Tire carcass reinforcements usually consist of one or more plies, currently usually radial plies, wrapped around one or more bead wires arranged in the beads. The beads constitute the means that allow the tire to be fixed to the wheel rim. The fact that the carcass reinforcements consist of plies means that these need to be produced by calendering them cut at the desired angle (90.degree. to the direction of the filaments for a radial carcass) into pieces of the desired length, these pieces then being joined together by welding parallel to the filaments. All these operations constitute separate preparatory steps in the actual assembly of the tire. The existence of these preparatory early steps makes managing work flow through manufacturing shops more complicated.
It has previously been proposed that tire carcasses be produced from a single filament. The difficulty in this case lies in designing carcasses which are durable enough to fulfill their function of being a structure that reinforces the tire and which, by the path taken by the carcass filament, are as easy as possible to produce in a mechanized way.
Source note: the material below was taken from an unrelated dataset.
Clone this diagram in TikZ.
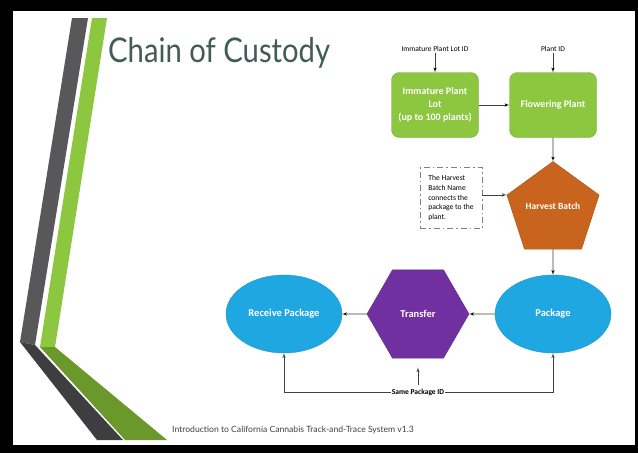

As an illustration, the proposals contained in patents U.S. Pat. No. 4,277,295 and U.S. Pat. No. 5,308,432 may be mentioned. However, mechanizing the movements of a laying member that carries out the first of these proposals is not simple. Furthermore, having knots or crossing filaments in the bead of the tire is not recommended because the tension of the filaments in this region is considerable. As regards the second proposal, it has the drawback of transferring the reel from one line to the other on each side of the tire. Furthermore, given the bulk of the reel and of its movement means, it is not possible either in the first proposal or in the second for the last carcass-reinforcing arches to be laid with said reel continuing the same movement. The problem is that at the end of laying, the mechanism comes up against the first arches laid well before the last ones have been laid, this point being reached all the earlier, the bulkier the reel.
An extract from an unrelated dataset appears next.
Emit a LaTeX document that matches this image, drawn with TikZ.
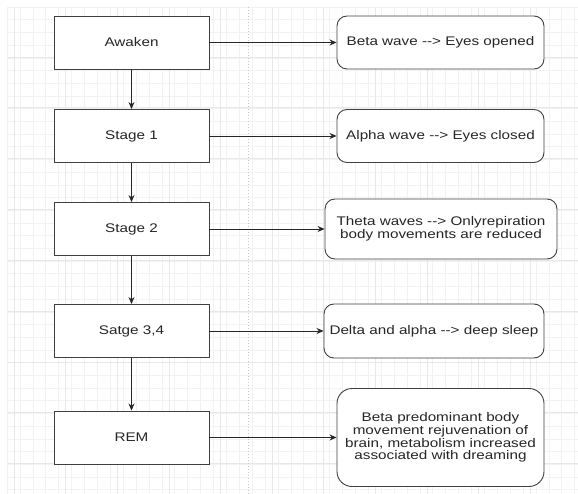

Now, in practice, a red of this kind is quite bulky. It is therefore difficult to make it accelerate a great many times, because of its weight and its inertia, and it is difficult to make it run around the bead wire because the space available is small, especially if the tire is manufactured on a former which more or less corresponds to its future internal volume, this being especially true if the bead wire is close to the end-position it will occupy in the finished tire.